** DIRECTIONS **
Copy each line below that contains "this".

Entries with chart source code
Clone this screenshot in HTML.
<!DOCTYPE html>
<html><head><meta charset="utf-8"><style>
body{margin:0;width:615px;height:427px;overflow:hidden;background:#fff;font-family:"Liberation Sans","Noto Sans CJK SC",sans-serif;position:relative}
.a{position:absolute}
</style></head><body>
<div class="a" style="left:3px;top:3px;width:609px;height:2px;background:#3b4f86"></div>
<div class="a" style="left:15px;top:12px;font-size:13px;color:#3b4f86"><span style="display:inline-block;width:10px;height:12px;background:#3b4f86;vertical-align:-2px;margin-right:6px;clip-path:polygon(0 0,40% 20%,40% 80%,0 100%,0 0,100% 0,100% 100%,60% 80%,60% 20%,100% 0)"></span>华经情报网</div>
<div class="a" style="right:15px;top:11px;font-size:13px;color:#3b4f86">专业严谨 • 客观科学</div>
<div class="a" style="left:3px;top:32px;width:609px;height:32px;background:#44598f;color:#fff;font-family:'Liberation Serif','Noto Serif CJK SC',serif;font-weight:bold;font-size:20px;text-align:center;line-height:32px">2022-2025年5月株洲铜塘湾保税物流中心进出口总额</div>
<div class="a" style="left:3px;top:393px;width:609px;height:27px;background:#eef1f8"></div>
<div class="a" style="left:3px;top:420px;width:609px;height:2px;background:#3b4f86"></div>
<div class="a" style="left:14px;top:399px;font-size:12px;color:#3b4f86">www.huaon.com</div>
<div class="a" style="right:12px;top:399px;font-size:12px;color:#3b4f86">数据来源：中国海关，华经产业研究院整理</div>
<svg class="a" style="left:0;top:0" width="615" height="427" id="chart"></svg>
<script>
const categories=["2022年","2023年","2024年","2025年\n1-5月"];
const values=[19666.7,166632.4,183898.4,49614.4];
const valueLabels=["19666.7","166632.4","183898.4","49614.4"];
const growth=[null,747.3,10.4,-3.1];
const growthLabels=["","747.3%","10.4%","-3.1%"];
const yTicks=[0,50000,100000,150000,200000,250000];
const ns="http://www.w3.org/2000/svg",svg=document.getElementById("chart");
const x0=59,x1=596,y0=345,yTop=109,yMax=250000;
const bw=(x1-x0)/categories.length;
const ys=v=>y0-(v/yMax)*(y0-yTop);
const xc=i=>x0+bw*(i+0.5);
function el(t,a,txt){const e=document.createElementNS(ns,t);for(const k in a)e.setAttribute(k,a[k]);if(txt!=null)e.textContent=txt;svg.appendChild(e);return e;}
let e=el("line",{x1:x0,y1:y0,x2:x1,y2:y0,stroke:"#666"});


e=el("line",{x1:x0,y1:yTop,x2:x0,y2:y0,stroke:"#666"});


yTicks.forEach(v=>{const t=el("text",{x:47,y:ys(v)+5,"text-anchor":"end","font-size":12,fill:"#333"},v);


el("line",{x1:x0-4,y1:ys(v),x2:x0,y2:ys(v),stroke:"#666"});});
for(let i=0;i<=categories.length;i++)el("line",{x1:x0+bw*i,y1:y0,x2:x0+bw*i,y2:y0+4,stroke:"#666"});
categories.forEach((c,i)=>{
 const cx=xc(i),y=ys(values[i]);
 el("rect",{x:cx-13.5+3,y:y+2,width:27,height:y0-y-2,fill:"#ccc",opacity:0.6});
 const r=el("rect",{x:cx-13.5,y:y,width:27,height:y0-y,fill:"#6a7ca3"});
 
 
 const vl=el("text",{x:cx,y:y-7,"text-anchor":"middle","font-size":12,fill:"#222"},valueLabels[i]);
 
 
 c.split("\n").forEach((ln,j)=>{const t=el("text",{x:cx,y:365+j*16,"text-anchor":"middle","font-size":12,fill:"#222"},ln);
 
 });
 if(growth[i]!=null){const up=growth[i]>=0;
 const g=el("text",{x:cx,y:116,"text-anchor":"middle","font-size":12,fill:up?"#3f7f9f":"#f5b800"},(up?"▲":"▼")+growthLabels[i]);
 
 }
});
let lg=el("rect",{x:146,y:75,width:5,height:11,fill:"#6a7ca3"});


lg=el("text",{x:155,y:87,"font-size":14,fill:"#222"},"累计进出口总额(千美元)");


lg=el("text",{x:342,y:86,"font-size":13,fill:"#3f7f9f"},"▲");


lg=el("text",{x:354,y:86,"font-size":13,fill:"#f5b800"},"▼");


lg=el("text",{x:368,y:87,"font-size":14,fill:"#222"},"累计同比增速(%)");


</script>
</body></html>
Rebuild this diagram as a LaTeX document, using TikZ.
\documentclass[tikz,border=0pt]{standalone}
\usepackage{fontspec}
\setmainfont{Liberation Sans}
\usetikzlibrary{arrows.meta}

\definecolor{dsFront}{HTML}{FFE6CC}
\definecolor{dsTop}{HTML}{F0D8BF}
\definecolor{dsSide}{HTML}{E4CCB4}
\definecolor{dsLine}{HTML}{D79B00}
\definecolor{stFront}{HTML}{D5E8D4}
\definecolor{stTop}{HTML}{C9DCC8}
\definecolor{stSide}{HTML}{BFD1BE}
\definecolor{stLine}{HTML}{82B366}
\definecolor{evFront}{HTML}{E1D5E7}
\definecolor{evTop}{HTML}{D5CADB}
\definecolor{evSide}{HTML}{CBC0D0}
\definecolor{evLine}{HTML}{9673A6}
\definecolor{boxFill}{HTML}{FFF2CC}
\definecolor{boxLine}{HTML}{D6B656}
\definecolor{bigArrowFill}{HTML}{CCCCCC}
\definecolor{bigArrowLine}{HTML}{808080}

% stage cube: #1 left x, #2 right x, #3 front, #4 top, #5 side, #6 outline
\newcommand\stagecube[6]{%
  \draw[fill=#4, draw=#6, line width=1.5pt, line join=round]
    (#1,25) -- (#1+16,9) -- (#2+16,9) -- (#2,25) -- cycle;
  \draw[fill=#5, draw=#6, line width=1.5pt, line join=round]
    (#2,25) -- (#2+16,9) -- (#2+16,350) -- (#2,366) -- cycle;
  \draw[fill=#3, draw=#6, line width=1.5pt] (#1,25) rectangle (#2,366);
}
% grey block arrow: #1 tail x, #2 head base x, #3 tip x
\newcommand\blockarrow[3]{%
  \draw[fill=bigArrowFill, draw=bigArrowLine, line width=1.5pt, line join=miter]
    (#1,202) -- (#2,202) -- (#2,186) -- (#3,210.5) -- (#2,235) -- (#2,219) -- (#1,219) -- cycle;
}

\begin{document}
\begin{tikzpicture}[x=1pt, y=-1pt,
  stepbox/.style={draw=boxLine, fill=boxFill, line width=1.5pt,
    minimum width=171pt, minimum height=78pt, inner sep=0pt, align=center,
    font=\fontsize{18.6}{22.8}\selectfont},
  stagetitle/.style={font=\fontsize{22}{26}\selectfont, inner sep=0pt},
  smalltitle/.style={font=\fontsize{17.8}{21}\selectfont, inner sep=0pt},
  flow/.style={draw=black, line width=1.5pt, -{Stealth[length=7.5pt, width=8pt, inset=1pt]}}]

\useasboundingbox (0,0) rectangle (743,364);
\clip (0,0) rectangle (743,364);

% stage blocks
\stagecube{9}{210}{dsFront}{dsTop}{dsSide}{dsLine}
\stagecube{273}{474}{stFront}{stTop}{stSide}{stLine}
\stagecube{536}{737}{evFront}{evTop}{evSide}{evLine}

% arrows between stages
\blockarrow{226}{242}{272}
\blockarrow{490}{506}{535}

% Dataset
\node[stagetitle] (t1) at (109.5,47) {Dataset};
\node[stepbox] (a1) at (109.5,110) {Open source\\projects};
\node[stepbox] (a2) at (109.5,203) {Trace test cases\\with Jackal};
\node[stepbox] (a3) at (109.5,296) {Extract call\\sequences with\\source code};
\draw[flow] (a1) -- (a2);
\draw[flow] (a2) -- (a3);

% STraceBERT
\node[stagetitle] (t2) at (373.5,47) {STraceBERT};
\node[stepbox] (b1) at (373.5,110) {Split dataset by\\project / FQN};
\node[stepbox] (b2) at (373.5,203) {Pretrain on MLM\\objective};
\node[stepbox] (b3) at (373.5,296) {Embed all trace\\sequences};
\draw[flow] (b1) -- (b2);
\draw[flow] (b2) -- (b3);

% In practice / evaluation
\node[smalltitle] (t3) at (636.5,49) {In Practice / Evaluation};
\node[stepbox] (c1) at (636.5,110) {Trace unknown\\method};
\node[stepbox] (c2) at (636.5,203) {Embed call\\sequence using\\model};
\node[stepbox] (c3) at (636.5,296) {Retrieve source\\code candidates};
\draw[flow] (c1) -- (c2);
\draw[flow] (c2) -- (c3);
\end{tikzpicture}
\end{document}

** COMPLETED EXERCISE **
Clone this screenshot in HTML.
Rebuild this diagram as a LaTeX document, using TikZ.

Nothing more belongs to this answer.